Requires #1945 and #1947.

dbungert

A comment for now, more review tomorrow.

subiquity/cloudinit.py

Chris-Peterson444 · 2024-03-26T03:54:46Z

@blackboxsw could you please take a look at this as well?

dbungert

Chris, I'm really glad to see this work done. I think it's going to help reduce user confusion. I have some items to follow-up on.

subiquity/cloudinit.py

subiquity/server/server.py

Chris-Peterson444 · 2024-03-26T22:12:21Z

Thanks for the review @dbungert. I've gone ahead and implemented your suggestions. I added an extra test case to capture the scenario in which autoinstall keys are present in the cloud-config and the autoinstall key itself is not.

Also, by removing the dependence on the recoverable errors I was able to test this successfully on a 20.04.6 image which has cloud-init version 22.4.2-0ubuntu0~20.04.2

ogayot

Good work! A few minor comments but nothing blocking

subiquity/cloudinit.py

subiquity/server/tests/test_server.py

subiquity/cloudinit.py

Chris-Peterson444 · 2024-03-28T17:55:43Z

Thanks @ogayot I've implemented all of your suggestions

dbungert

One tweak please then LGTM.

subiquity/cloudinit.py

Chris-Peterson444 · 2024-04-02T20:23:33Z

Thanks! Since I changed CloudInitSchemaValidationError to a NonReportableException, I also added some lines to the client code so the error overlay works for those error types. Could you give that a look over too @dbungert ?

blackboxsw

Thanks for the ping on this for our awareness.

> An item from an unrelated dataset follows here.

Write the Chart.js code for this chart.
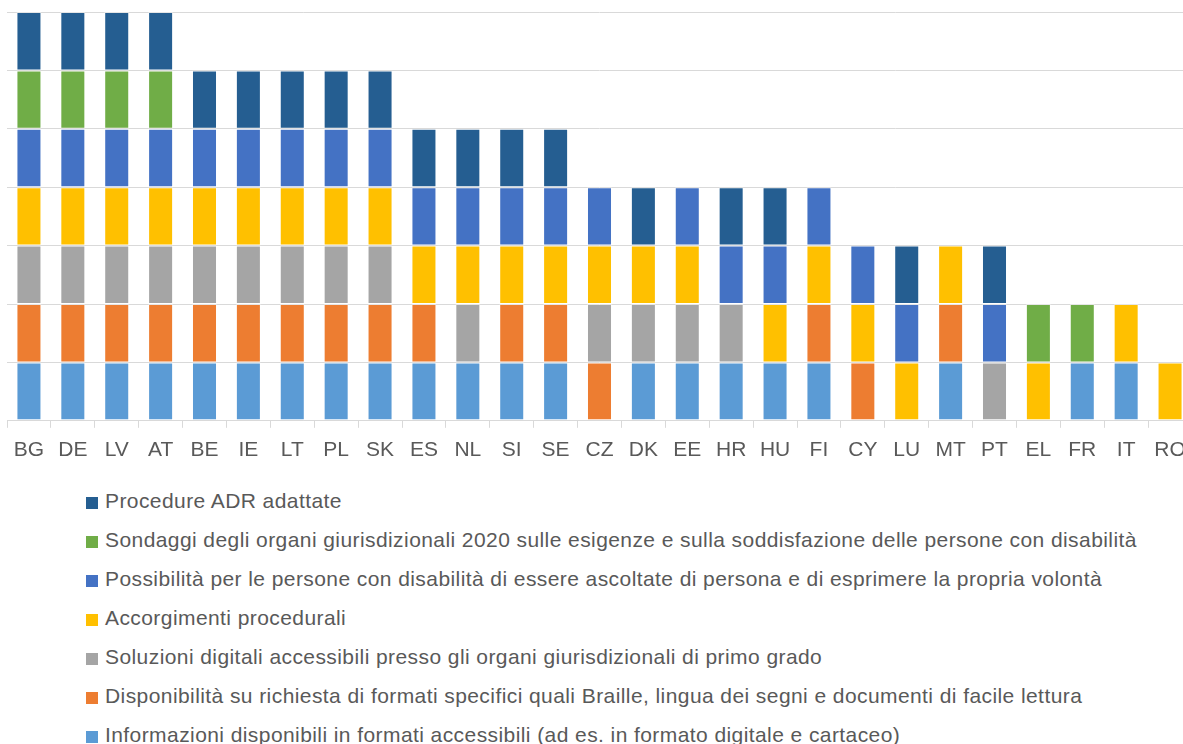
<!DOCTYPE html>
<html>
<head>
<meta charset="utf-8">
<script src="https://cdn.jsdelivr.net/npm/chart.js@4/dist/chart.umd.min.js"></script>
<style>
  html, body { margin: 0; padding: 0; background: #fff; overflow: hidden; }
  #wrap { position: relative; width: 1200px; height: 473px; }
  #legend { position: absolute; left: 86px; top: 481px; font-family: "Liberation Sans", Arial, sans-serif; font-size: 21px; letter-spacing: 0.42px; color: #595959; }
  #legend .row { height: 39px; line-height: 39px; white-space: nowrap; }
  #legend .box { display: inline-block; width: 12px; height: 12px; margin-right: 7px; vertical-align: -1px; }
</style>
</head>
<body>
<div id="wrap"><canvas id="chart" width="1200" height="473"></canvas></div>
<div id="legend"></div>
<script>
// paesi
const paesi = ['BG', 'DE', 'LV', 'AT', 'BE', 'IE', 'LT', 'PL', 'SK', 'ES', 'NL', 'SI', 'SE', 'CZ',
               'DK', 'EE', 'HR', 'HU', 'FI', 'CY', 'LU', 'MT', 'PT', 'EL', 'FR', 'IT', 'RO'];

// 1 = misura presente, 0 = assente (dal basso verso l'alto)
const informazioni  = [1,1,1,1,1,1,1,1,1,1,1,1,1,0,1,1,1,1,1,0,0,1,0,0,1,1,0];
const disponibilita = [1,1,1,1,1,1,1,1,1,1,0,1,1,1,0,0,0,0,1,1,0,1,0,0,0,0,0];
const soluzioni     = [1,1,1,1,1,1,1,1,1,0,1,0,0,1,1,1,1,0,0,0,0,0,1,0,0,0,0];
const accorgimenti  = [1,1,1,1,1,1,1,1,1,1,1,1,1,1,1,1,0,1,1,1,1,1,0,1,0,1,1];
const possibilita   = [1,1,1,1,1,1,1,1,1,1,1,1,1,1,0,1,1,1,1,1,1,0,1,0,0,0,0];
const sondaggi      = [1,1,1,1,0,0,0,0,0,0,0,0,0,0,0,0,0,0,0,0,0,0,0,1,1,0,0];
const procedureADR  = [1,1,1,1,1,1,1,1,1,1,1,1,1,0,1,0,1,1,0,0,1,0,1,0,0,0,0];

const serie = [
    { label: 'Informazioni disponibili in formati accessibili (ad es. in formato digitale e cartaceo)', data: informazioni, color: '#5B9BD5' },
    { label: 'Disponibilità su richiesta di formati specifici quali Braille, lingua dei segni e documenti di facile lettura', data: disponibilita, color: '#ED7D31' },
    { label: 'Soluzioni digitali accessibili presso gli organi giurisdizionali di primo grado', data: soluzioni, color: '#A5A5A5' },
    { label: 'Accorgimenti procedurali', data: accorgimenti, color: '#FFC000' },
    { label: 'Possibilità per le persone con disabilità di essere ascoltate di persona e di esprimere la propria volontà', data: possibilita, color: '#4472C4' },
    { label: 'Sondaggi degli organi giurisdizionali 2020 sulle esigenze e sulla soddisfazione delle persone con disabilità', data: sondaggi, color: '#70AD47' },
    { label: 'Procedure ADR adattate', data: procedureADR, color: '#255E91' },
];

const ctx = document.getElementById('chart').getContext('2d');
const myChart = new Chart(ctx, {
    type: 'bar',
    data: {
        labels: paesi,
        datasets: serie.map(s => ({
            label: s.label,
            data: s.data.map(v => v ? v : null),
            backgroundColor: s.color,
            borderColor: 'rgba(255,255,255,0.35)',
            borderWidth: 1,
            borderSkipped: false,
            categoryPercentage: 0.57,
            barPercentage: 1,
        })),
    },
    options: {
        responsive: false,
        animation: false,
        devicePixelRatio: 1,
        layout: { padding: { left: 7, right: 8, top: 12, bottom: 0 } },
        plugins: {
            legend: { display: false },
            tooltip: { enabled: false },
        },
        scales: {
            x: {
                stacked: true,
                grid: { drawOnChartArea: false, color: '#D9D9D9', tickLength: 7 },
                border: { color: '#D9D9D9' },
                ticks: { color: '#595959', font: { family: '"Liberation Sans", Arial, sans-serif', size: 21 }, padding: 10, maxRotation: 0, autoSkip: false },
            },
            y: {
                stacked: true,
                min: 0,
                max: 7,
                grid: { color: '#D9D9D9', drawTicks: false },
                border: { display: false },
                ticks: { display: false, stepSize: 1 },
            },
        },
    },
});

// legenda HTML, ordine inverso
const legend = document.getElementById('legend');
serie.slice().reverse().forEach(s => {
    const row = document.createElement('div');
    row.className = 'row';
    const box = document.createElement('span');
    box.className = 'box';
    box.style.background = s.color;
    row.appendChild(box);
    row.appendChild(document.createTextNode(s.label));
    legend.appendChild(row);
});
</script>
</body>
</html>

While I think consuming the CLI and reading stderr is potentially fragile, I get that subiquity may not want to tightly couple to internal cloudinit python libraries and functions to process and iterate over SchemaValidationErrors
raised by cloudinit.config.schema.validate_cloudconfig_schema or cloudnit.config.schema.validate_cloudconfig_file.

To use these functions, subiquity would have to likely have to do something like the following:

from cloudinit.config.schema import validate_cloudconfig_file, get_schema, SchemaValidationError
cloudconfig_schema = get_schema()
try:
    validate_cloudconfig_file('/var/lib/cloud/instance/user-data.txt', schema=cloudconfig_schema)
except SchemaValidationError as e:
    return [schema_problem.path for schema_problem in e.schema_errors if "unexpected" in schema_problem.message]

Note that even the structured SchemaValidationError will not set a 'path' attribute if multiple unexpected keys exist on the object. So, you'd still need your pattern matching to schema_problem.message to extract the separate keys so it's nearly the same logic you have for parsing the stderr of cloud-init schema --system.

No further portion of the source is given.